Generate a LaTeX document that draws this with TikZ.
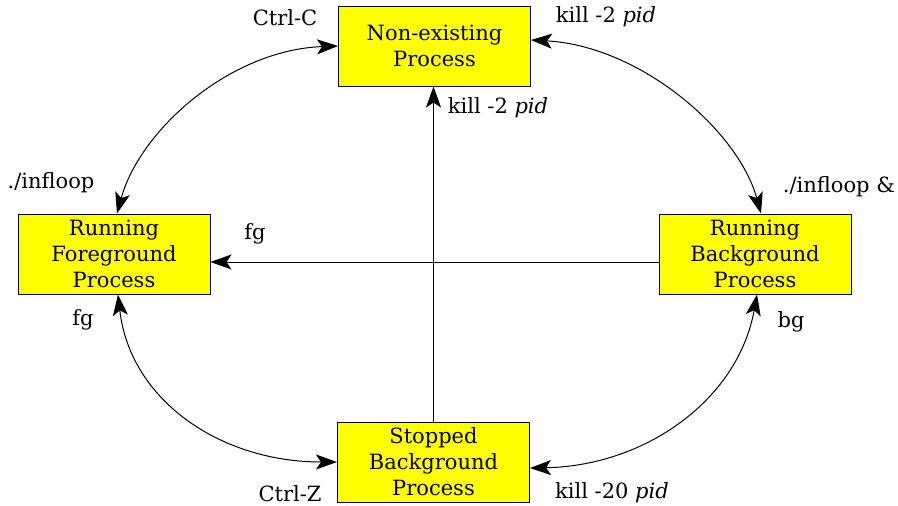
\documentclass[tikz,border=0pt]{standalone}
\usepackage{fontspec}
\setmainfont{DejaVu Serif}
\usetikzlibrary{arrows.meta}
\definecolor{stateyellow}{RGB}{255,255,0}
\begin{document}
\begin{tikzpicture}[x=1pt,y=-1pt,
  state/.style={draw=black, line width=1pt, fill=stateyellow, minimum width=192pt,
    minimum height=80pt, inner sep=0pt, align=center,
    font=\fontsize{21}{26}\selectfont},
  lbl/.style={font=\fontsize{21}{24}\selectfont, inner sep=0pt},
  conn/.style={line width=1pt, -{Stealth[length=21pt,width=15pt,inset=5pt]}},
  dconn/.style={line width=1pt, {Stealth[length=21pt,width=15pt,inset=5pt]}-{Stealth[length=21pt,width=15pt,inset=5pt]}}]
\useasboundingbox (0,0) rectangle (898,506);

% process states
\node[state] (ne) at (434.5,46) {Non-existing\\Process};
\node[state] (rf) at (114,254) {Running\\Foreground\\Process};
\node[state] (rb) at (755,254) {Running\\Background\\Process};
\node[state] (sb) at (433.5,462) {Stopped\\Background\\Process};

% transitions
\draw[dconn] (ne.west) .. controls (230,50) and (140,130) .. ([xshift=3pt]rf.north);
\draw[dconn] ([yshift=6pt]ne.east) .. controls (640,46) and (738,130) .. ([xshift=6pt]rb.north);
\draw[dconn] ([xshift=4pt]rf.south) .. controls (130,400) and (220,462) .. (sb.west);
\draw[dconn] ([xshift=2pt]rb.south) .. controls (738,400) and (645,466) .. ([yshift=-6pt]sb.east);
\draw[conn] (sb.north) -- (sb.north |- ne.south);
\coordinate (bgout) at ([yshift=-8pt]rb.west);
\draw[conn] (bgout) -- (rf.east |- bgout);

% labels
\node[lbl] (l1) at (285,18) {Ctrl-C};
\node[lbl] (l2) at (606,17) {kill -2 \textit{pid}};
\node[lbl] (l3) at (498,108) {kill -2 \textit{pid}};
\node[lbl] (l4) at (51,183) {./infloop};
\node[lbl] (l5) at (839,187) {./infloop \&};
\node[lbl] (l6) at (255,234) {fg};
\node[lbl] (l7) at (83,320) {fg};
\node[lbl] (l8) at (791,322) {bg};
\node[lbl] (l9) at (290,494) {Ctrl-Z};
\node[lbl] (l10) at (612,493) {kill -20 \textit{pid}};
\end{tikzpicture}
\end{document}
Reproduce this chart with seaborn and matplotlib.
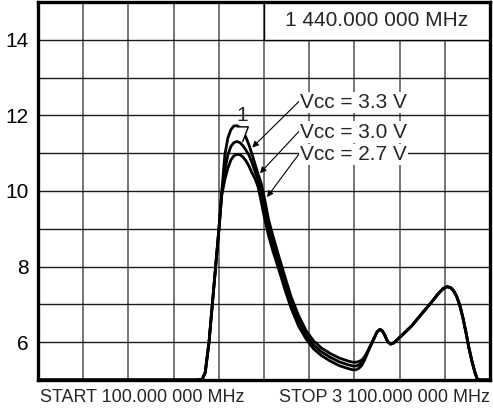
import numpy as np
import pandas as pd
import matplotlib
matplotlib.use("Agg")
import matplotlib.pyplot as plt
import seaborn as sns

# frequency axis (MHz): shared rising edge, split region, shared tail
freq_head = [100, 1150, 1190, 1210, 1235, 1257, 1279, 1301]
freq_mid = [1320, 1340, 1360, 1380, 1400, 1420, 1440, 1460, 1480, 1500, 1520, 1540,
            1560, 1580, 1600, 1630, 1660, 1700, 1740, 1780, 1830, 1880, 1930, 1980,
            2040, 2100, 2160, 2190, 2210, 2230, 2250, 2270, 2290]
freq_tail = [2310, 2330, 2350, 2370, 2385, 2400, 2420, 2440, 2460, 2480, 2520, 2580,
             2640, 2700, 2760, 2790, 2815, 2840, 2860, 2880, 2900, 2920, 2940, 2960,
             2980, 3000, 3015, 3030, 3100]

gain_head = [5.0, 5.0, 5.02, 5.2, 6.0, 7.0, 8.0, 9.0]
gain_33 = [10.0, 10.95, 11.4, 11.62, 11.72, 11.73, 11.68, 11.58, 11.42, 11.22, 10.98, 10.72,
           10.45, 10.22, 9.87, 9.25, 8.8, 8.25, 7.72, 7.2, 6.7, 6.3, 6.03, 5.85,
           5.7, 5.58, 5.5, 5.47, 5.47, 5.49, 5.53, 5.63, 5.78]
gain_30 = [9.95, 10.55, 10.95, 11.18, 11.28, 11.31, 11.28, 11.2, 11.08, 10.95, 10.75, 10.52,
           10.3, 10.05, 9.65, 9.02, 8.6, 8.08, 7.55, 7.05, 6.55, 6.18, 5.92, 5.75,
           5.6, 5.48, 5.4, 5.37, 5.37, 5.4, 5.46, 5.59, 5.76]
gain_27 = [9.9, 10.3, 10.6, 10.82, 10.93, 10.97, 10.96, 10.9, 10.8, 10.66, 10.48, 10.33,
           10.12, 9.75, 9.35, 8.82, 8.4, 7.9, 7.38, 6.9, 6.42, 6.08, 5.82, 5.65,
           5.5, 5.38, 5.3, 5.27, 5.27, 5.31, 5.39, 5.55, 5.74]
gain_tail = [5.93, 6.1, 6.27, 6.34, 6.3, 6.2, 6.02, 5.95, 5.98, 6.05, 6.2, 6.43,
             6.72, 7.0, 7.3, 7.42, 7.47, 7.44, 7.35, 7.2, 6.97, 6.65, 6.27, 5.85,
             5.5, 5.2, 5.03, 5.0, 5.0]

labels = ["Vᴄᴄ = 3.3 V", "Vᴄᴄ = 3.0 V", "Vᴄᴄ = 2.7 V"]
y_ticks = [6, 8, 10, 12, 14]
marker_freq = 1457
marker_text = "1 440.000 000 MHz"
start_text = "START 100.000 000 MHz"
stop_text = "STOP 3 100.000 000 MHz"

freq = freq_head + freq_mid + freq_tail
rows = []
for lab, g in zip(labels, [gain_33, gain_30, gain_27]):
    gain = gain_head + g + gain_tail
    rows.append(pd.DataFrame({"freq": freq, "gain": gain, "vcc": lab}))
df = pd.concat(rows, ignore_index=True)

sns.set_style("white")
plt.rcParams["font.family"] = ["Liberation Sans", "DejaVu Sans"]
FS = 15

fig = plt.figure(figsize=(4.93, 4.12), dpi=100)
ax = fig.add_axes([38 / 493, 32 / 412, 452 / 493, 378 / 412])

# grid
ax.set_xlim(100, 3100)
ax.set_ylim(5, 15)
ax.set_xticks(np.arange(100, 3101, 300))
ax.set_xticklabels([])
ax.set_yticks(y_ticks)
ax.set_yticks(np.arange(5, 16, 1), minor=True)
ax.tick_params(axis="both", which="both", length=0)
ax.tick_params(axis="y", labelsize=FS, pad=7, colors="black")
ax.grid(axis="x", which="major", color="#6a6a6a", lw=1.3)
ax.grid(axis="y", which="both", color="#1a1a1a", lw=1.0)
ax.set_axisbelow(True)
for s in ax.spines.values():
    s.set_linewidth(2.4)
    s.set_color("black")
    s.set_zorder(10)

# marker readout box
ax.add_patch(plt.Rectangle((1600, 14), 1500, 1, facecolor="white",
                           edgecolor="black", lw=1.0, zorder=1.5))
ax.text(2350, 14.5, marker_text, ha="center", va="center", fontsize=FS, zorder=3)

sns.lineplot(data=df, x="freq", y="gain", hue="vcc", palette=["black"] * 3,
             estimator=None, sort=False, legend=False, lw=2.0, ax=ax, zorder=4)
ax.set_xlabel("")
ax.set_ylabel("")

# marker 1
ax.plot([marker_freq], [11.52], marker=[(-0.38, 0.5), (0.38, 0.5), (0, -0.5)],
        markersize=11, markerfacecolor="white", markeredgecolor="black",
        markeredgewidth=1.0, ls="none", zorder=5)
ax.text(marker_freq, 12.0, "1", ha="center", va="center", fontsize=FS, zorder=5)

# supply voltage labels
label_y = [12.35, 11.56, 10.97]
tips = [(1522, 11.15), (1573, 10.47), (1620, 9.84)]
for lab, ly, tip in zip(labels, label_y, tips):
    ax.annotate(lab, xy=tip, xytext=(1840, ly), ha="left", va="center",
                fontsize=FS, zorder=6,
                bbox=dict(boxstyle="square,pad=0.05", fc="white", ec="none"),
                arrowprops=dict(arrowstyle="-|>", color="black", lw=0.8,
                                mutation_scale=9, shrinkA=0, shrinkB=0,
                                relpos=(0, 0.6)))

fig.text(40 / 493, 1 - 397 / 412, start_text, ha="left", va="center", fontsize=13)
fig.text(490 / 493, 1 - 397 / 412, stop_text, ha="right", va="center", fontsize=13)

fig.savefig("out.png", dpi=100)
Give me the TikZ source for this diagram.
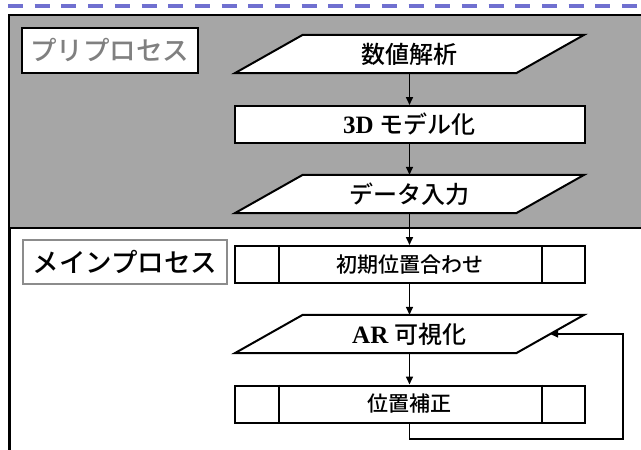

==========

Leave out the pictures. Transcribe only the lines above, from the first through the one that contains "(sb) at (433.5,462)".

■ OUTPUT OF THE EXERCISE:
Generate a LaTeX document that draws this with TikZ.
\documentclass[tikz,border=0pt]{standalone}
\usepackage{fontspec}
\setmainfont{DejaVu Serif}
\usetikzlibrary{arrows.meta}
\definecolor{stateyellow}{RGB}{255,255,0}
\begin{document}
\begin{tikzpicture}[x=1pt,y=-1pt,
  state/.style={draw=black, line width=1pt, fill=stateyellow, minimum width=192pt,
    minimum height=80pt, inner sep=0pt, align=center,
    font=\fontsize{21}{26}\selectfont},
  lbl/.style={font=\fontsize{21}{24}\selectfont, inner sep=0pt},
  conn/.style={line width=1pt, -{Stealth[length=21pt,width=15pt,inset=5pt]}},
  dconn/.style={line width=1pt, {Stealth[length=21pt,width=15pt,inset=5pt]}-{Stealth[length=21pt,width=15pt,inset=5pt]}}]
\useasboundingbox (0,0) rectangle (898,506);

% process states
\node[state] (ne) at (434.5,46) {Non-existing\\Process};
\node[state] (rf) at (114,254) {Running\\Foreground\\Process};
\node[state] (rb) at (755,254) {Running\\Background\\Process};
\node[state] (sb) at (433.5,462) {Stopped\\Background\\Process};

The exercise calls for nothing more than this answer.